To understand each child’s individual differences it is essential to have a clear understanding of the child’s sensory profile. This includes sensory modulation, sensory processing and sensory-affective processing:

The child who is under responsive is slow to respond to a sensory stimulus and will require high intensity or increased duration to invoke an observed behavioral response. The child may have: a diminished response (behaving in accordance with their threshold) sensory seeking behavior (behaving to counteract their threshold).

This is the child whose behavior suggests that they have:

  • A diminished perception of sensory input from their body, a “hazy” perception of their body (a “Novocain” sensorimotor cortex) which may contribute to a diminished perception of themselves as they move and interact.
  • The child who is over responsive to sensory stimuli has quick or intense response that result in: exaggerated responses (fight or fright) or withdrawal (flight or freeze).

This is the child whose behavior suggests that they have: an intense and often scattered perception of sensory input from their body,  a “firecracker” perception of their body in the sensorimotor cortex that contributes to an exaggerated but scattered perception of themselves as they move and interact.

In therapy, in the home during activities of daily living, during social interaction, and in the school setting it is essential to interact and handle the child who has difficulties or gaps in these six core capacities of development in ways that are sensitive to their sensory profile.  As one interacts with the child one should be aware of the power of affect and physical actions but we always need to constantly aware of the child’s underlying sensory profile.

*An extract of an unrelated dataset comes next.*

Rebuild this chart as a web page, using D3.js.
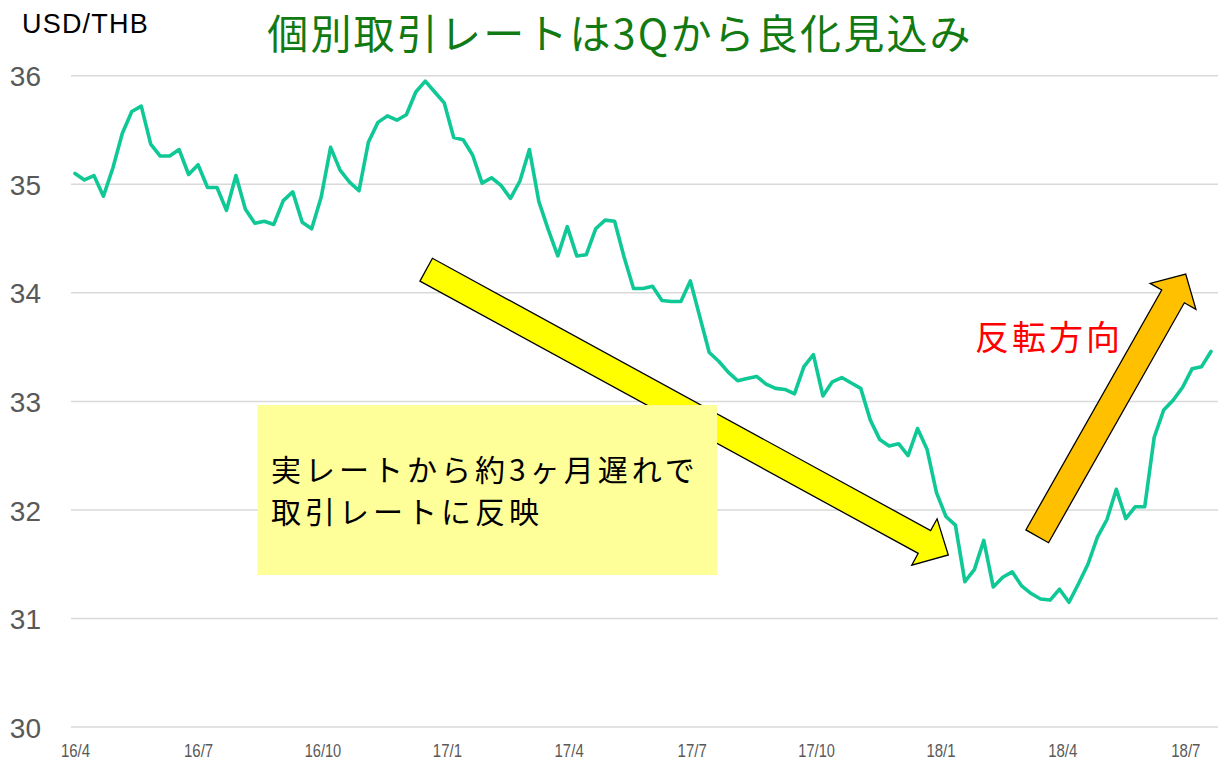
<!DOCTYPE html>
<html><head><meta charset="utf-8">
<script src="https://cdn.jsdelivr.net/npm/d3@7"></script>
<style>
html,body{margin:0;padding:0;background:#fff;}
svg{display:block;}
</style></head>
<body>
<svg id="chart" width="1218" height="763"></svg>
<script>
// ---- data ----
const startDate = "2016-04-01";
const rates = [
35.10,35.04,35.08,34.89,35.15,35.47,35.67,35.72,35.37,35.26,
35.26,35.32,35.09,35.18,34.97,34.97,34.76,35.08,34.77,34.64,
34.66,34.63,34.85,34.93,34.65,34.59,34.88,35.34,35.13,35.02,
34.94,35.39,35.57,35.63,35.59,35.64,35.85,35.95,35.85,35.75,
35.43,35.41,35.27,35.01,35.06,34.99,34.87,35.03,35.32,34.84,
34.58,34.34,34.61,34.34,34.35,34.59,34.67,34.66,34.33,34.04,
34.04,34.06,33.93,33.92,33.92,34.11,33.78,33.45,33.37,33.27,
33.19,33.21,33.23,33.16,33.12,33.11,33.07,33.32,33.43,33.05,
33.18,33.22,33.17,33.12,32.83,32.65,32.59,32.61,32.50,32.75,
32.56,32.16,31.94,31.86,31.34,31.45,31.72,31.29,31.38,31.43,
31.30,31.23,31.18,31.17,31.27,31.15,31.32,31.50,31.75,31.91,
32.19,31.92,32.03,32.03,32.67,32.92,33.01,33.13,33.30,33.32,
33.46
];
const tickMonths = ["2016-04-01","2016-07-01","2016-10-01","2017-01-01","2017-04-01","2017-07-01","2017-10-01","2018-01-01","2018-04-01","2018-07-01"];
const tickLabels = ["16/4","16/7","16/10","17/1","17/4","17/7","17/10","18/1","18/4","18/7"];
const yTicks = [30,31,32,33,34,35,36];
const title = "個別取引レートは3Qから良化見込み";
const unitLabel = "USD/THB";
const noteLines = ["実レートから約3ヶ月遅れで","取引レートに反映"];
const reverseLabel = "反転方向";

// ---- build ----
const parse = d3.utcParse("%Y-%m-%d");
const t0 = parse(startDate);
const series = rates.map((v,i)=>({date: d3.utcDay.offset(t0, 7*i), value: v}));

const svg = d3.select("#chart");
const x = d3.scaleUtc().domain([series[0].date, series[series.length-1].date]).range([75, 1211]);
const y = d3.scaleLinear().domain([30,36]).range([727.1, 75.7]);

// gridlines
svg.append("g").selectAll("line").data(yTicks).join("line")
  .attr("x1", 71).attr("x2", 1218)
  .attr("y1", d=>y(d)).attr("y2", d=>y(d))
  .attr("stroke", "#d9d9d9").attr("stroke-width", 1.5);

// y axis labels
const yAxis = d3.axisLeft(y).tickValues(yTicks).tickSize(0).tickPadding(0).tickFormat(d3.format("d"));
const gy = svg.append("g").attr("transform","translate(41,0)").call(yAxis);
gy.select(".domain").remove();
gy.selectAll("text").attr("font-family","'Liberation Sans', Arial, sans-serif")
  .attr("font-size", 28).attr("fill","#595959").attr("dy","0.36em");

// x axis labels
const xAxis = d3.axisBottom(x).tickValues(tickMonths.map(parse)).tickSize(0).tickPadding(0)
  .tickFormat((d,i)=>tickLabels[i]);
const gx = svg.append("g").attr("transform","translate(0,743)").call(xAxis);
gx.select(".domain").remove();
gx.selectAll("text").attr("font-family","'Liberation Sans', Arial, sans-serif")
  .attr("font-size", 19).attr("fill","#595959").attr("dy","0.71em")
  .attr("textLength", function(d,i){ return tickLabels[i].length*7.3; })
  .attr("lengthAdjust","spacingAndGlyphs");

// line
const line = d3.line().x(d=>x(d.date)).y(d=>y(d.value));
svg.append("path").datum(series).attr("d", line)
  .attr("fill","none").attr("stroke","#0fc896").attr("stroke-width",3.6)
  .attr("stroke-linejoin","round").attr("stroke-linecap","round");

// arrow helper
function arrowPoly(tail, tip, shaftHalf, headHalf, headLen){
  const dx = tip[0]-tail[0], dy = tip[1]-tail[1];
  const L = Math.hypot(dx,dy), ux = dx/L, uy = dy/L, px = -uy, py = ux;
  const bx = tip[0]-ux*headLen, by = tip[1]-uy*headLen;
  return [
    [tail[0]+px*shaftHalf, tail[1]+py*shaftHalf],
    [bx+px*shaftHalf, by+py*shaftHalf],
    [bx+px*headHalf, by+py*headHalf],
    tip,
    [bx-px*headHalf, by-py*headHalf],
    [bx-px*shaftHalf, by-py*shaftHalf],
    [tail[0]-px*shaftHalf, tail[1]-py*shaftHalf]
  ];
}
const polyLine = d3.line().curve(d3.curveLinearClosed);

// yellow arrow
svg.append("path").attr("d", polyLine(arrowPoly([426.2,269.7],[948.3,555],13,26.4,27.2)))
  .attr("fill","#ffff00").attr("stroke","#000").attr("stroke-width",1.3).attr("stroke-linejoin","miter");

// note box
svg.append("rect").attr("x",257.5).attr("y",405).attr("width",459.5).attr("height",170).attr("fill","#ffff99");
svg.append("g").selectAll("text").data(noteLines).join("text")
  .attr("x",271).attr("y",(d,i)=>481+i*42)
  .attr("font-family","'Noto Sans CJK JP', sans-serif").attr("font-size",30)
  .attr("letter-spacing",4).attr("fill","#000").text(d=>d);

// orange arrow
svg.append("path").attr("d", polyLine(arrowPoly([1037.2,536.3],[1185.7,274],13,26.3,25.7)))
  .attr("fill","#ffc000").attr("stroke","#000").attr("stroke-width",1.3).attr("stroke-linejoin","miter");

// red label
svg.append("text").attr("x",975).attr("y",350)
  .attr("font-family","'Noto Sans CJK JP', sans-serif").attr("font-size",34)
  .attr("letter-spacing",3).attr("fill","#ff0000").text(reverseLabel);

// title
svg.append("text").attr("x",620).attr("y",48.5).attr("text-anchor","middle")
  .attr("font-family","'Noto Sans CJK JP', sans-serif").attr("font-size",41)
  .attr("letter-spacing",2.2).attr("fill","#127a12").text(title);

// unit label
svg.append("text").attr("x",22).attr("y",33)
  .attr("font-family","'Liberation Sans', Arial, sans-serif").attr("font-size",27)
  .attr("letter-spacing",1.2).attr("fill","#000").text(unitLabel);
</script>
</body></html>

  • The child who is under responsive responds to activities that are stimulating for them.  Affect should be “up”, enticing the child with expressive facial expression, gesture and language.  As the child is bathed in affect, the physical piece of the interaction should also be “up” with the focus on increasing the child’s sense of their body, with the goal to increase their sense of their “body map”.
  • The child who is over responsive responds to activities that provide a clear localized sense of their body. Affect should be “soothing” with the focus on “down regulation”. Facial expression, gesture and language should be clear, with rhythm and predictability.
  • Some children who are under responsive seek input but quickly become escalated as they experiences the stimulation that they seek in a disorganized manner.  As we interact we need to constantly be in tune with the child and adapt our interaction with the child and to change affect and physical interaction as the child changes in their responses.